While getting the third of six therapy sessions on a knee that has been bothering me lately yesterday, my chiropractor was talking about her two college-aged girls coming home for Christmas this year and how often some parents seem frustrated with how little time their grown children spend with them. She has been my wife’s chiropractor for many years and knows we have a grown son and asked how often we see him. I told her that Jonathan comes by for a few hours with his wife Lauren about once a month but that is far more than my lovely and lovely wife Linda saw hers and I mine. Linda’s parents lived in South Carolina and mine in Tennessee and since we both moved away from home to Houston, Texas, where we met and married, we saw them once a year for a few days. We loved them and only Linda’s mom Betty is left us but fortunately we get to see her once a week as she lives in Spring, Texas with Linda’s sister Sarah.
I recall both wishing that we could see our parents more and at the same time being a little resentful that for many years the only vacations we ever took were to South Carolina or Tennessee. I so wanted to see more of the world with my wife and children. We did eventually.
Parents who expect to see a lot of their children after they are grown should have daughters for girls are in most cases better at that sort of thing or perhaps they are just easier to snare in the ole parent guilt trap. Our children do not owe is a debt they can never repay or one they must pay us by visiting us weekly, spending hours on the phone with us, and taking care of us in our old age.

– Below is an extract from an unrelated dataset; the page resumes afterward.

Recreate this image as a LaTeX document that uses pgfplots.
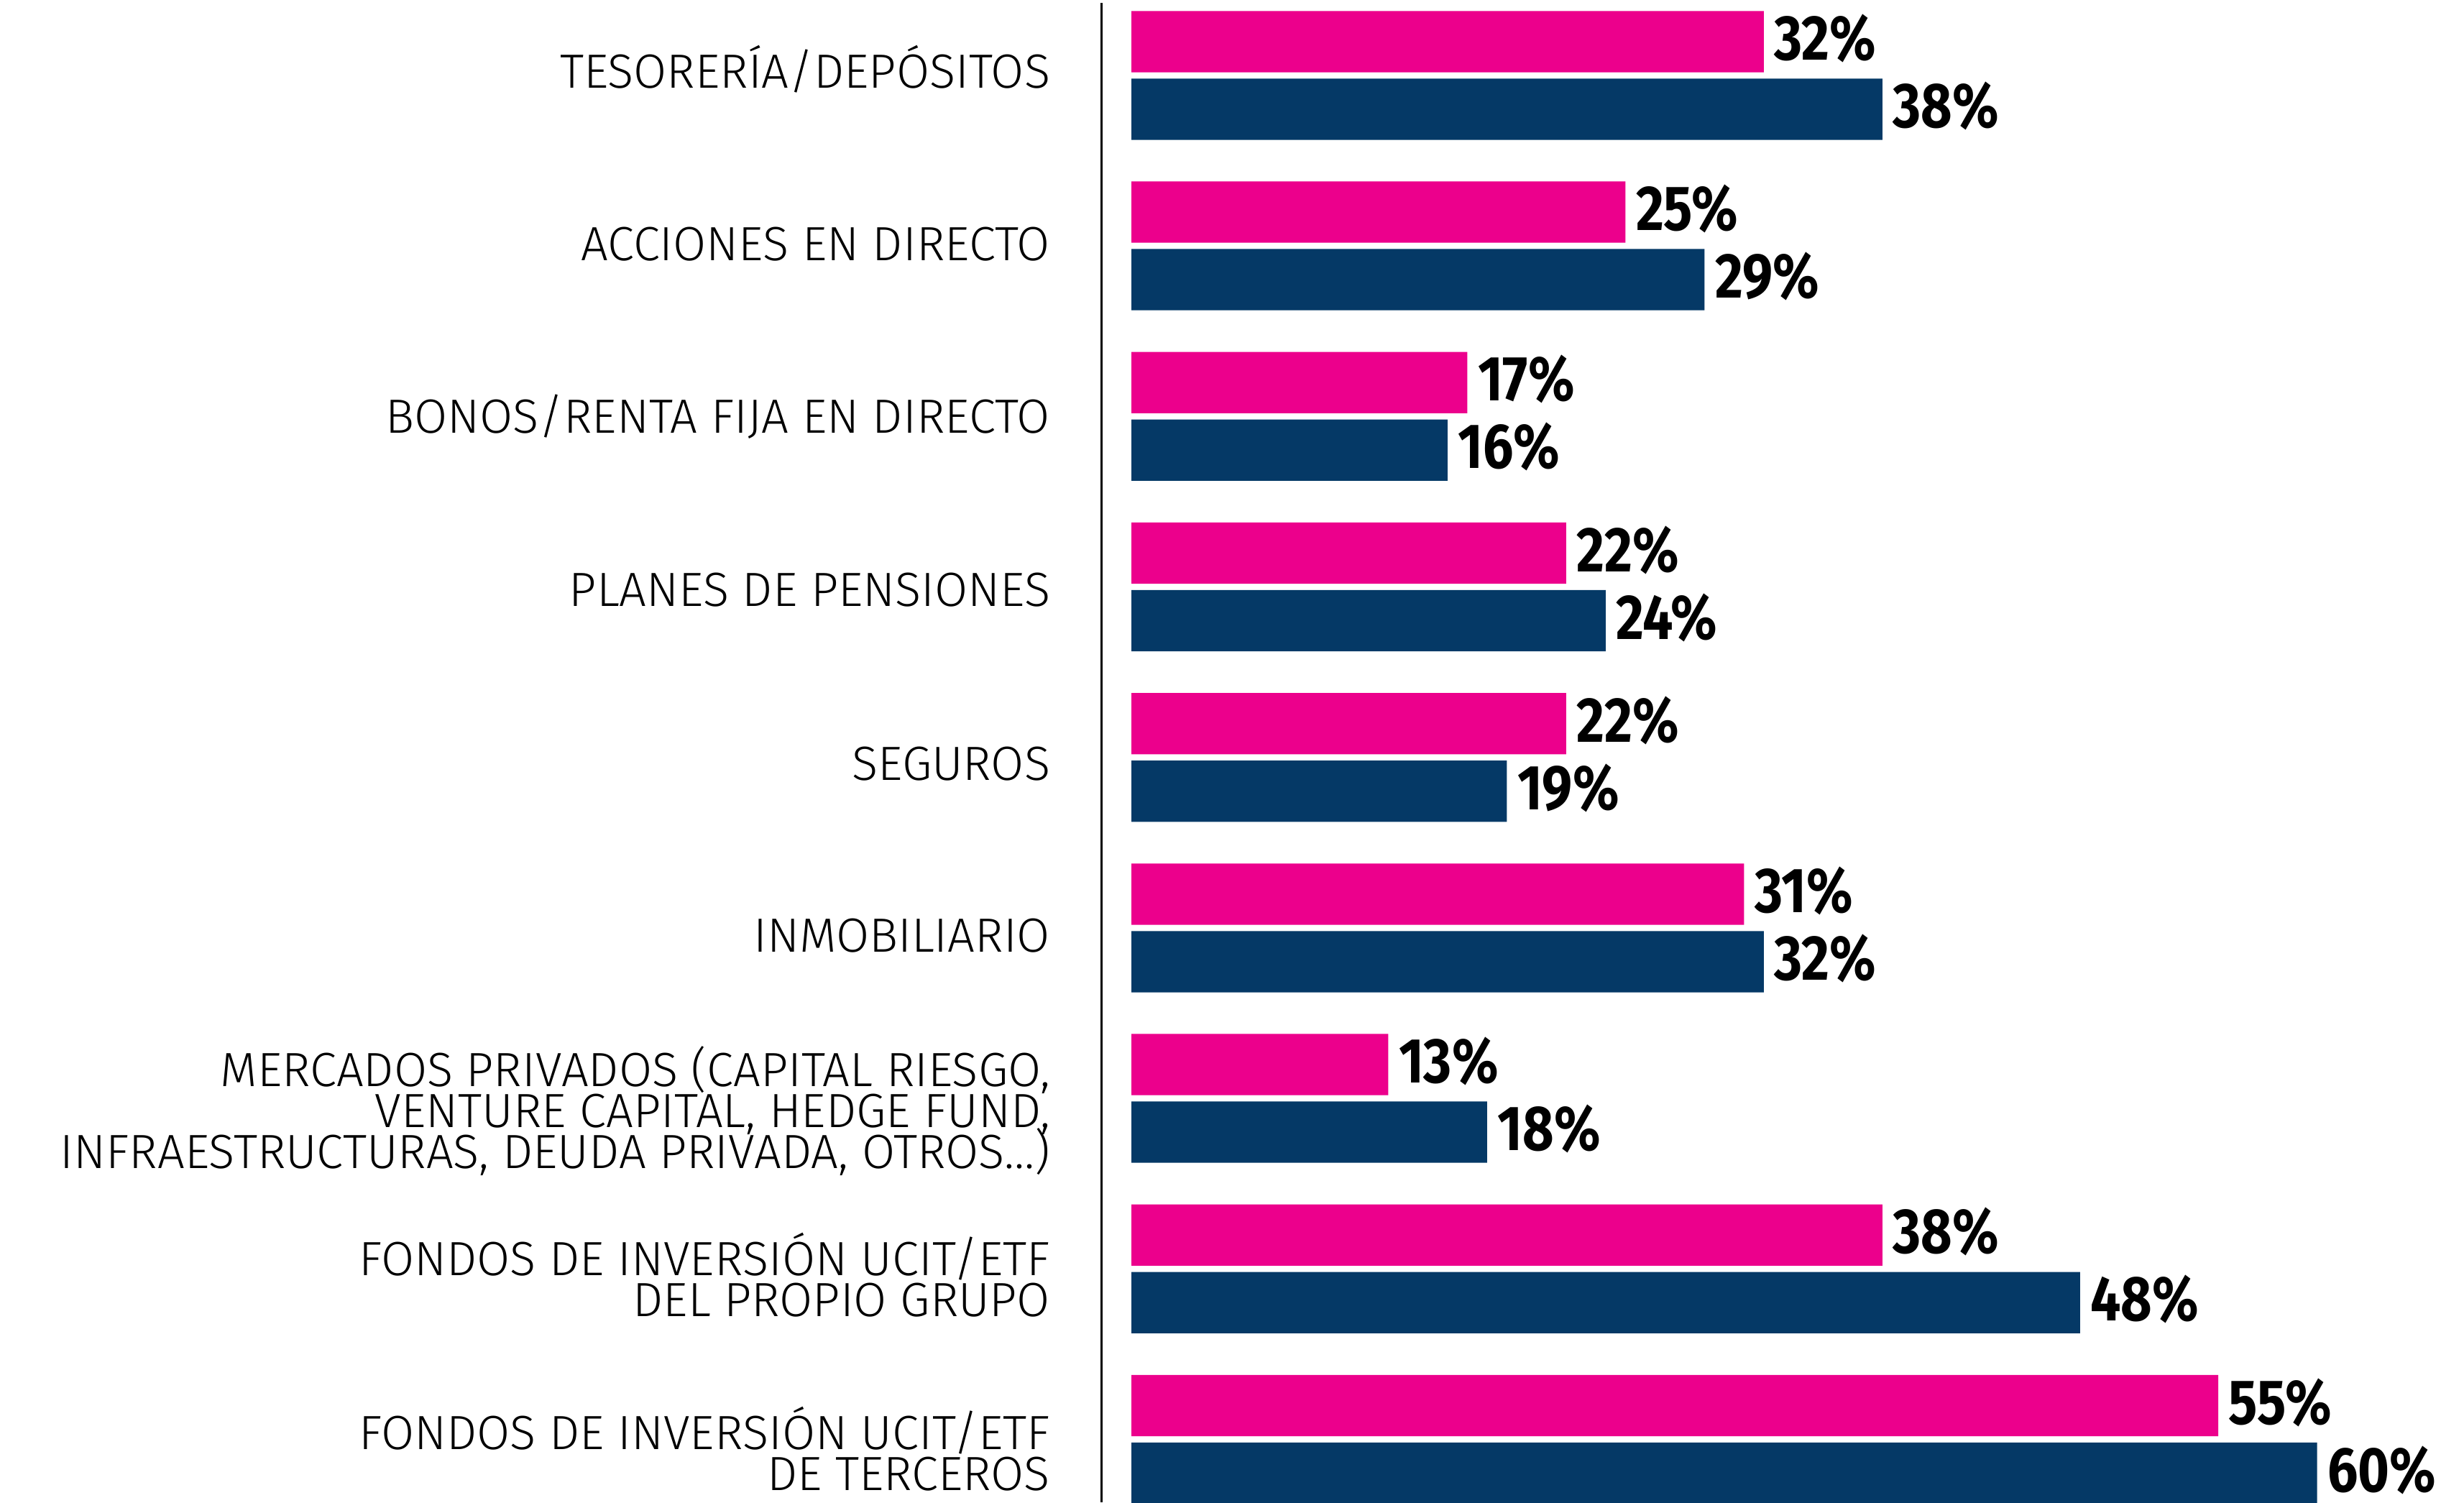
\documentclass[border=0pt]{standalone}
\usepackage{fontspec}
\setmainfont{Fira Sans Light}
\newfontfamily\valfont{Fira Sans Bold}[FakeStretch=0.85]
\usepackage{pgfplots}
\pgfplotsset{compat=1.18}
\definecolor{magenta}{RGB}{236,0,140}
\definecolor{navy}{RGB}{5,57,102}
\pgfplotstableread{
y  pink navy
9  32   38
8  25   29
7  17   16
6  22   24
5  22   19
4  31   32
3  13   18
2  38   48
1  55   60
}\datos
\newcommand\tightlines{\lineskiplimit=-100pt\relax}
% small vertical corrections of the category labels (mm), bottom to top
\def\labshift{{-0.6,-0.4,-0.8,-0.5,-0.4,-0.2,0,0.1,0.4}}
\begin{document}
\begin{tikzpicture}
\begin{axis}[
    scale only axis,
    width=84.9mm, height=95.4mm,
    xbar, bar width=3.9mm,
    xmin=-1.51, xmax=66,
    ymin=0.631, ymax=9.424,
    hide x axis,
    axis y line*=left,
    y axis line style={-, black, line width=0.45pt},
    ytick={1,2,3,4,5,6,7,8,9},
    major tick length=0pt,
    yticklabels={
        {FONDOS DE INVERSIÓN UCIT/ETF\\DE TERCEROS},
        {FONDOS DE INVERSIÓN UCIT/ETF\\DEL PROPIO GRUPO},
        {MERCADOS PRIVADOS (CAPITAL RIESGO,\\VENTURE CAPITAL, HEDGE FUND,\\INFRAESTRUCTURAS, DEUDA PRIVADA, OTROS\ldots)},
        INMOBILIARIO,
        SEGUROS,
        PLANES DE PENSIONES,
        BONOS/RENTA FIJA EN DIRECTO,
        ACCIONES EN DIRECTO,
        TESORERÍA/DEPÓSITOS},
    yticklabel style={font=\fontsize{8.7}{7.4}\selectfont\tightlines,
        align=right, anchor=east, inner sep=0pt, xshift=-3.2mm,
        yshift=\labshift[\ticknum]*1mm},
    nodes near coords={\pgfmathprintnumber{\pgfplotspointmeta}\%},
    every node near coord/.append style={font=\valfont\fontsize{11.5}{12}\selectfont,
        /pgf/number format/assume math mode=true,
        black, anchor=west, inner sep=0pt, xshift=0.6mm, yshift=0.2mm},
    clip=false,
]
    \addplot[draw=none, fill=magenta, bar shift=2.15mm]
        table[x=pink, y=y] {\datos};
    \addplot[draw=none, fill=navy, bar shift=-2.15mm]
        table[x=navy, y=y] {\datos};
\end{axis}
\pgfresetboundingbox
\path ([xshift=-70.1mm]current axis.south west)
    rectangle ([xshift=1.8mm, yshift=0.2mm]current axis.north east);
\end{tikzpicture}
\end{document}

The job of parents is to raise children to be on their own and from that first triumphant step our babies are learning to walk away from us, leave the nest, and build lives of their own.
Linda and I are grateful for any visits we get from our son Jonathan. He like most sons marvels at how often his wife wants to see her parents. Our daughter Emily lived the last ten or so years of her life near Washington, DC. It was her favorite place and we visited her there and she us here. I hope she never felt trapped into visiting us and that Jonathan never does either.
I started this piece thinking I might talk about being trapped in a religion where a demanding Big Daddy or Big Mama is always watching. Perhaps another day. Today I think regular parent traps are enough to think about. It is said if you love someone set them free and if they come back to you that you will know they really love you. Why would anyone be interested in any other kind of love?